1948 übernahm Hahn das Amt des Präsidenten der neu gegründeten Max-Planck-Gesellschaft zur Förderung der Wissenschaften (MPG), das er bis 1960 innehatte. In Wort und Schrift setzte er sich immer wieder für die friedliche Nutzung der Kernenergie ein und warnte vor deren Missbrauch. Als 1957 bekannt wurde, dass die Adenauer-Regierung die Bundeswehr mit taktischen Atomwaffen ausrüsten wollte, unterzeichneten Hahn und 17 weitere deutsche Atomforscher die sogenannte Göttinger Erklärung. Sie versicherten darin, sich in keiner Weise »an der Herstellung, der Erprobung oder dem Einsatz von Atomwaffen« zu beteiligen. Von Hahns Büro aus ging die Erklärung an die Deutsche Presse-Agentur (dpa), bei der manche anfangs glaubten, es handele sich um ein Täuschungsmanöver des Ostens. Ein Anruf bei Hahns Sekretärin beruhigte die Zweifler und der Text wurde weltweit verbreitet.

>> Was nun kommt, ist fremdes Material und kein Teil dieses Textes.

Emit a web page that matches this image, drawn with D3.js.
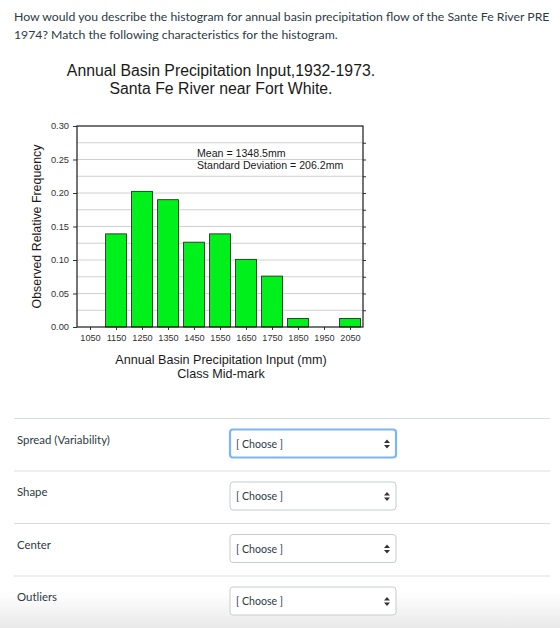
<!DOCTYPE html>
<html>
<head>
<meta charset="utf-8">
<script src="https://cdn.jsdelivr.net/npm/d3@7"></script>
<style>
  body { margin: 0; background: #fff; }
  svg { display: block; }
</style>
</head>
<body>
<svg id="page"></svg>
<script>

// data
let classMarks = [1050, 1150, 1250, 1350, 1450, 1550, 1650, 1750, 1850, 1950, 2050]
let relFreq = [0, 0.139, 0.2025, 0.19, 0.1266, 0.139, 0.101, 0.076, 0.0127, 0, 0.0127]
let yTicks = [0, 0.05, 0.10, 0.15, 0.20, 0.25, 0.30]
let gridTicks = [0.025, 0.05, 0.075, 0.10, 0.125, 0.15, 0.175, 0.20, 0.225, 0.25, 0.275]
let rightTicks = [0.025, 0.05, 0.075, 0.10, 0.125, 0.15, 0.175, 0.20, 0.225, 0.25, 0.275]
let questionLines = [
    "How would you describe the histogram for annual basin precipitation flow of the Sante Fe River PRE",
    "1974? Match the following characteristics for the histogram."
]
let titleLines = ["Annual Basin Precipitation Input,1932-1973.", "Santa Fe River near Fort White."]
let statLines = ["Mean = 1348.5mm", "Standard Deviation = 206.2mm"]
let xTitleLines = ["Annual Basin Precipitation Input (mm)", "Class Mid-mark"]
let rowLabels = ["Spread (Variability)", "Shape", "Center", "Outliers"]

let W = 560, H = 628

let svg = d3.select('#page').attr('width', W).attr('height', H)

// grey fade at the bottom of the page
let defs = svg.append('defs')
let grad = defs.append('linearGradient').attr('id', 'fade').attr('x1', 0).attr('y1', 0).attr('x2', 0).attr('y2', 1)
grad.append('stop').attr('offset', '0%').attr('stop-color', '#ffffff')
grad.append('stop').attr('offset', '100%').attr('stop-color', '#e9e9e9')
svg.append('rect').attr('x', 0).attr('y', 592).attr('width', W).attr('height', H - 592).attr('fill', 'url(#fade)')

// question text
svg.selectAll('.q').data(questionLines).enter().append('text')
    .attr('x', 14).attr('y', (d, i) => 21 + i * 18)
    .style('font-family', 'Lato, sans-serif').style('font-size', '12.25px').style('fill', '#2d3b45')
    .text(d => d)

// ---------- histogram ----------
let plot = { left: 77, right: 363, top: 126, bottom: 327 }

let x = d3.scaleLinear().domain([1000, 2100]).range([plot.left, plot.right])
let y = d3.scaleLinear().domain([0, 0.30]).range([plot.bottom, plot.top])

let chart = svg.append('g').style('font-family', 'Liberation Sans, Arial, sans-serif')

// titles
chart.selectAll('.title').data(titleLines).enter().append('text')
    .attr('x', 221).attr('y', (d, i) => 76 + i * 18)
    .attr('text-anchor', 'middle')
    .style('font-size', '15.8px').style('fill', '#1a1a1a')
    .text(d => d)

// gridlines
chart.selectAll('.grid').data(gridTicks).enter().append('line')
    .attr('x1', plot.left).attr('x2', plot.right)
    .attr('y1', d => y(d)).attr('y2', d => y(d))
    .attr('stroke', '#d0d0d0').attr('stroke-width', 1)

// bars, 80mm wide inside a 100mm class
let bars = classMarks.map((m, i) => ({ mark: m, f: relFreq[i] })).filter(d => d.f > 0)
chart.selectAll('.bar').data(bars).enter().append('rect')
    .attr('x', d => x(d.mark - 40))
    .attr('width', d => x(d.mark + 40) - x(d.mark - 40))
    .attr('y', d => y(d.f))
    .attr('height', d => y(0) - y(d.f))
    .attr('fill', '#00f01c').attr('stroke', '#1a1a1a').attr('stroke-width', 0.8)

// left axis
let yAxis = chart.append('g')
    .attr('transform', `translate(${plot.left},0)`)
    .call(d3.axisLeft(y).tickValues(yTicks).tickFormat(d3.format('.2f')).tickSize(4).tickPadding(4))
yAxis.select('.domain').remove()
yAxis.selectAll('text').style('font-size', '9.3px').style('fill', '#333').style('font-family', 'Liberation Sans, Arial, sans-serif')
yAxis.selectAll('line').attr('stroke', '#333')

// right axis ticks
let rAxis = chart.append('g')
    .attr('transform', `translate(${plot.right},0)`)
    .call(d3.axisRight(y).tickValues(rightTicks).tickFormat('').tickSize(3))
rAxis.select('.domain').remove()
rAxis.selectAll('line').attr('stroke', '#333')

// bottom axis
let xAxis = chart.append('g')
    .attr('transform', `translate(0,${plot.bottom})`)
    .call(d3.axisBottom(x).tickValues(classMarks).tickFormat(d3.format('d')).tickSize(3).tickPadding(4))
xAxis.select('.domain').remove()
xAxis.selectAll('text').style('font-size', '9.2px').style('fill', '#333').style('font-family', 'Liberation Sans, Arial, sans-serif')
xAxis.selectAll('line').attr('stroke', '#333')

// plot frame
chart.append('rect')
    .attr('x', plot.left).attr('y', plot.top)
    .attr('width', plot.right - plot.left).attr('height', plot.bottom - plot.top)
    .attr('fill', 'none').attr('stroke', '#1a1a1a').attr('stroke-width', 1.2)

// mean / sd note
chart.selectAll('.stat').data(statLines).enter().append('text')
    .attr('x', 197).attr('y', (d, i) => 157 + i * 12)
    .style('font-size', '10.6px').style('fill', '#1a1a1a')
    .text(d => d)

// axis titles
chart.selectAll('.xt').data(xTitleLines).enter().append('text')
    .attr('x', 221).attr('y', (d, i) => 364 + i * 13.5)
    .attr('text-anchor', 'middle')
    .style('font-size', '12.6px').style('fill', '#1a1a1a')
    .text(d => d)

chart.append('text')
    .attr('transform', `translate(41,${(plot.top + plot.bottom) / 2}) rotate(-90)`)
    .attr('text-anchor', 'middle')
    .style('font-size', '12.4px').style('fill', '#1a1a1a')
    .text('Observed Relative Frequency')

// ---------- matching form ----------
let rowY = [418.5, 471, 523.5, 576]
let form = svg.append('g').style('font-family', 'Lato, sans-serif')

form.selectAll('.sep').data(rowY).enter().append('line')
    .attr('x1', 14).attr('x2', 550)
    .attr('y1', d => d).attr('y2', d => d)
    .attr('stroke', '#dadde0').attr('stroke-width', 1)

form.selectAll('.lab').data(rowLabels).enter().append('text')
    .attr('x', 17).attr('y', (d, i) => rowY[i] + 25)
    .style('font-size', '11.4px').style('fill', '#2d3b45')
    .text(d => d)

let sel = form.selectAll('.sel').data(rowLabels).enter().append('g')
    .attr('transform', (d, i) => `translate(230,${rowY[i] + 11})`)

sel.append('rect')
    .attr('width', 166).attr('height', 28).attr('rx', 3)
    .attr('fill', '#fff')
    .attr('stroke', (d, i) => i == 0 ? '#7fb6ee' : '#c7cdd1')
    .attr('stroke-width', (d, i) => i == 0 ? 2.2 : 1)

sel.append('text')
    .attr('x', 6).attr('y', 18)
    .style('font-size', '10.6px').style('fill', '#2d3b45')
    .text('[ Choose ]')

// up/down arrows
sel.append('path')
    .attr('d', 'M157,10 L160,13.5 L154,13.5 Z M154,15.5 L160,15.5 L157,19 Z')
    .attr('fill', '#333')

</script>
</body>
</html>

Nicht nur als Naturwissenschaftler genoss Hahn in Ost und West hohes Ansehen. Ab 1957 wurde er auch mehrfach für den Friedensnobelpreis vorgeschlagen, darunter von der größten französischen Gewerkschaft CGT. Vor 50 Jahren, am 28. Juli 1968, starb Otto Hahn in Göttingen an Herzversagen. Er wurde 89 Jahre alt.